増税で税収減と言う不思議

デフレ下の増税で税収ダウン
    過去にも税収アップを狙って1997年4月から消費税を上げたが、アジアの金融危機に重なり、税収はむしろマイナスで深刻な不況に落ち込んだ。素人でも計算をしてみると、簡単にわかることだが、デフレ下で増税をすれば、国家財政が潤うどころか減少する事は明らかだ。
   

    この4月から6月期で、GDPデフレーターは年間換算でマイナス2.5%だから、何かとてつもない幸運に恵まれれば別だが、ざっと計算しても名目GDPは先行き3年間で毎年マイナス3から10兆円となる。さらに、5年目以降ではマイナス15兆円となるだろう。2011年の名目GDP予想は470兆円であるが、先行き455兆円に落ち込む。所得税の減少は年平均1.5兆円とすると、10年間で15兆円のマイナスとなる。

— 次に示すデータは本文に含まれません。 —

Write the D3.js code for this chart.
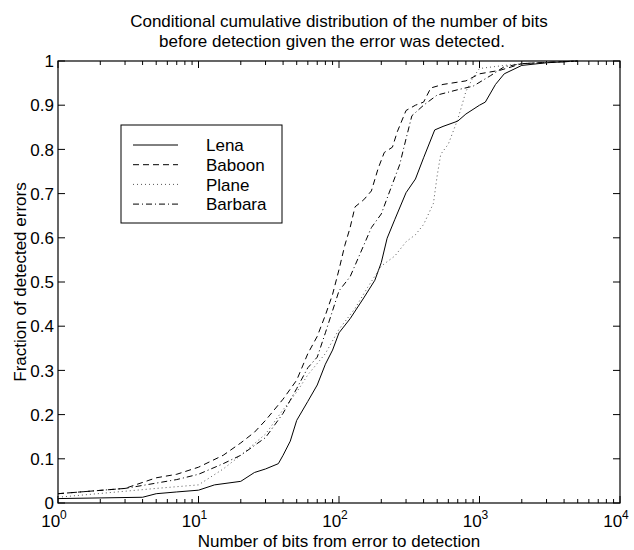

    政府と財務省は10年間で11兆円の大増税を目論むが、どう計算しても少なくとも5兆円は税収減となる。増税による経済の縮小と税収減に加えて、法人税は下げるから、ますます税収は減る。法人税を下げたところで、ここ5年間の企業に利益配分をみると、株主配当や役員賞与にまわり、従業員の給与にはあまり回らない。これでは税収は増えない。むしろ法人税を上げて貯め込んだ剰余金を回収した方が全体としてはカネが回る事になる。

    国民は東北のためなら増税もやむをえないと言うが、こうして見ると、増税は決して東北のためになっていないことに気がつく。財務省の進める構図は、景気などはどうでもいいから、とにかく所得税と住民税というとりやすいところから取ると言う事だ。これに乗るノダ首相どうかしているが、このままだと、日本経済は大震災と共に沈没しかねない。大震災は絶好の増税の機会だというセリフは狂っている。与党である国民新党が提案している100年償還の国債を30兆円発行すれば、必ず景気が回復するはずだ。